The assertive team leader, Shotadze, is the registered owner and director of a Georgian telemarketing company called AK Group, a business whose name and branding is all over the leaked documents. Some of these files link the company to the Tbilisi call centre offices. The AK Group name features prominently at staff parties and on call centre messaging groups. The initials are the same as those of an individual who Shotadze appears to refer to as her “boss” – a Tbilisi resident called Akaki Kevkhishvili.

In February 2024, she messaged one of her agents, saying: “Kaki is our boss, sometimes he gets angry with us, sometimes he likes us.”
She is pictured in the leak wearing luxury items, including a $17,000 Rolex watch, while Kevkhishvili is pictured driving high-end cars and being chauffeured in a Range Rover. Photos found online show the pair posing together at a lavish AK Group party in 2023. Neither responded to requests for comment.
The Instagram and WhatsApp accounts of a man calling himself Akaki Kevkhishvili feature the logo of a lion wearing a crown. The same logo appears on a private Telegram account, labelled simply A.K, which the data suggests played an active role at the company. A.K told one employee: “Don’t fuck up transactions in such a banal fashion, please. And turn off your emotions totally, it obstructs you.”
But the charm and polish of the skameri can slip. When another victim confronted her, Mary gloated: “Just go ahead and kill yourself … Yeah I can scam whoever I want …You’re so stupid,” she went on, “you will never find my real passport.”

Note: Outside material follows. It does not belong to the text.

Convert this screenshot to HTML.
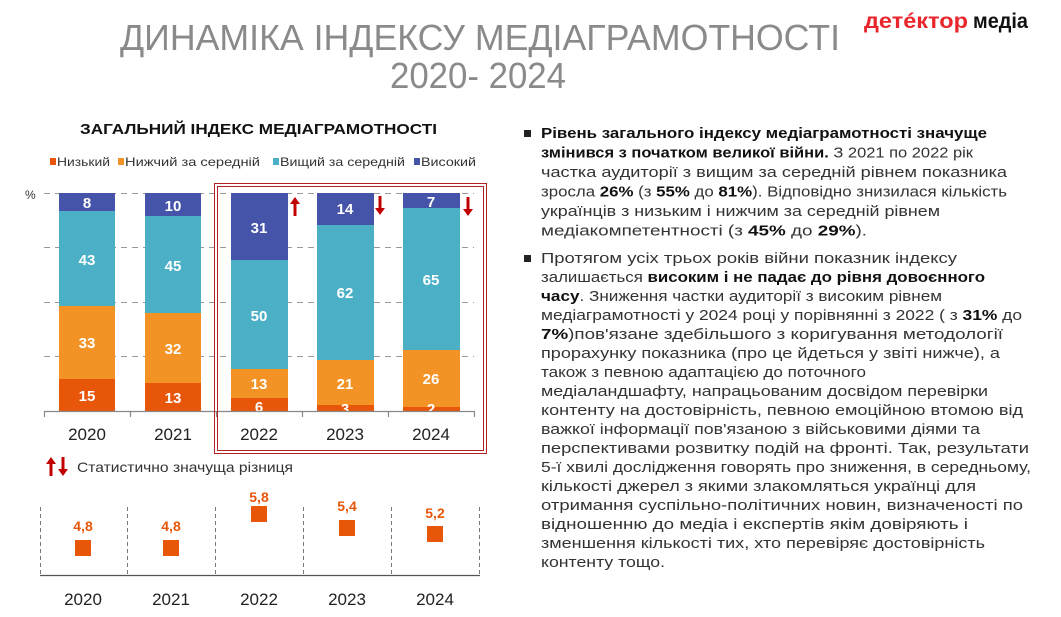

In fact, Mary’s real identity, and that of her sister, who also worked as a scammer, have emerged from the leak. Georgia’s prosecutor’s office says it is now looking into this network, while UK parliamentarians push for a more urgent legislative response. But Tbilisi is a seven-hour flight from London and a long reach for British law enforcement.
“I reported this to Action Fraud but I was told the police couldn’t do anything,” said Derek. Mark feels resigned to his own loss and is now attempting to do for others what Fogle tried to do for him – saying he is speaking up to “help the younger generations to not fall in a similar trap”.